The way the game went, Glasgow didn’t kick much, Murray was forced up from his usual sweeping role behind the defensive line to make more tackles – completing eight of ten - than usual. Again, this is something he's well capable of doing. He just got his head placement wrong for the Tim Swinson contact.
I don’t think he ever fully lost his composure. He just turned to the officials for support the second time he was flipped in the air after his standing leg was targeted. The referee and touch judges didn’t see it.
It was clever planning by Glasgow, so hard to notice in real time because the ball is up in the sky and just shy of a citing offence.
Alan Quinlan and Nathan Hines made a career out of slowing the progress of scrumhalves or whoever was near them as play moved on.
Munster and Leinster more than profited as a result. A little grab of the leg, in the heat of the moment might draw some retaliation, a swinging arm or even a kick.
The result? A penalty and possibly a yellow card for the victim!
Conor almost struck Strauss but managed to control himself.
There is a trade off with diving on a scrumhalf like this as the player can easily get a hoof in the face by the trailing leg.
Not every game will be like this. Glasgow knew that to beat Munster they would need to stop their kicking game at source.
To Murray’s credit, he still had the most influence in a huge victory for Munster on the road.
We also saw, over the weekend, and this will continue, that yellow cards are coming due the pressure heaped on defences. Incidents like Stuart Hogg’s sin-binning, which led indirectly to Francis Saili’s match winning try a few moments later, can only be good for the game because they reward attacking rugby and create that extra bit of space on the pitch.
I’ve been in the exact same situation as Hogg at Leinster training before Andrew Conway moved to Munster.
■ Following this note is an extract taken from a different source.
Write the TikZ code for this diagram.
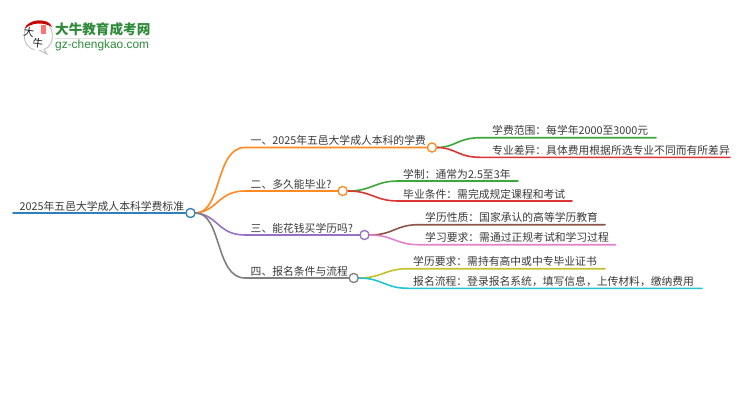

His exceptional footwork could have you falling on your ass every day.
It was a lazy arm by Hogg but it begs the question: can we find the medium in these calls?
I think the officials got it right. They learned from last week's poor judgement of awarding the Scarlets a penalty try and yellow card for Ulster’s Sean Reidy.
A sin-binning for Hogg and penalty was the correct decision as Conway failed to ground the ball but will that be the case after the Six Nations? Hogg’s glancing arm on Conway was accidental. There will be two or three of these a game as players dip for the try line.
Right now, referees are leaning heavily on the rule book with every contact above the shoulders leading to a yellow or red card. Andrew cleanly stepped Hogg and was caught with a hardly malicious trailing arm.
If that is going to be considered reckless than we can expect a numerical advantage in every game.
Nathan Grey, the Waratahs and Wallabies defence coach, who knows a thing or two about big tackles, told the Sydney Morning Herald that he is already prepping his players to survive when down to 14 or even 13 players ahead of the Super Rugby season.
I think in time we can find a better balance with new terminology. If, say, the referee sees a trailing “soft” arm he can perhaps rule out recklessness.
The refs still need more time to adjust, just like the players are slowly adapting at the moment.
Frans Steyn, on the other hand, has no grounds to defend his sending off because there was intent in his late tackle on Johnny Sexton.
I have already written a column about Sam Cane’s hit on Robbie Henshaw and how the responsibility is on the tackler, and where he lines up the point of contact.
Yes, Johnny caught the ball low and dipped his right knee before passing but the contact was late and Steyn clearly went to flatten him. One step earlier and Steyn might have made a brilliant and legitimate tackle that could have rattled Johnny within the laws of the game.
In November, there was enormous consternation around a similar collision. Now there is none. That’s a victory for the law makers.
However, Montpellier seemed intent on hurting Johnny with their huge lock Paul Willemse smashing him late a few minutes before Steyn's attempt.
Like Murray, Sexton is well aware that this treatment will come when he attacks the gainline before releasing Robbie Henshaw.
It’s up to the TMO or officials to protect these players.
Steyn had to go. And in the current climate it was a red card. It was probably a yellow before January 3rd and the sanction could return to that if the law is relaxed closer to the summer.
We shall see.
In the meantime, players like Steyn and Cane have to change the way they enter contact.
Wade through all these barely controversial moments from the weekend and we have Leinster, Munster and conceivably Connacht all just one victory away from a home quarter-final.
I don’t think anyone saw this, before October, in what has been a remarkable turnaround for Irish rugby.
Munster are all but certain to beat Racing 92 at home but I can’t see Connacht getting out of Toulouse with a victory or even a losing bonus point.
I’d be happy to be wrong should these eternal underdogs defy the odds once again.
Castres is a deceptively tough place to go. Leinster struggled down there under Matt O'Connor. I remember it because it was where I exacerbated the injury that opened the door for Robbie Henshaw to wear the 12 jersey for Ireland.
You arrive into a ghost town the day before and could be fooled into a relaxed, sleepy mindset but come a few hours before kick-off the locals create a serious match day intensity in and around Stade Pierre-Antoine.
Also, unlike the bigger French clubs, Castres have a smaller largely native squad so the same 20-25 players are always used for home matches.
Leinster, even in their current form, will have to replicate their consistency and possibly a little more to circumnavigate a home performance driven by pride.
It’s as important a fixture as any this season because a home quarter-final is an essential pathway for almost any successful European campaign.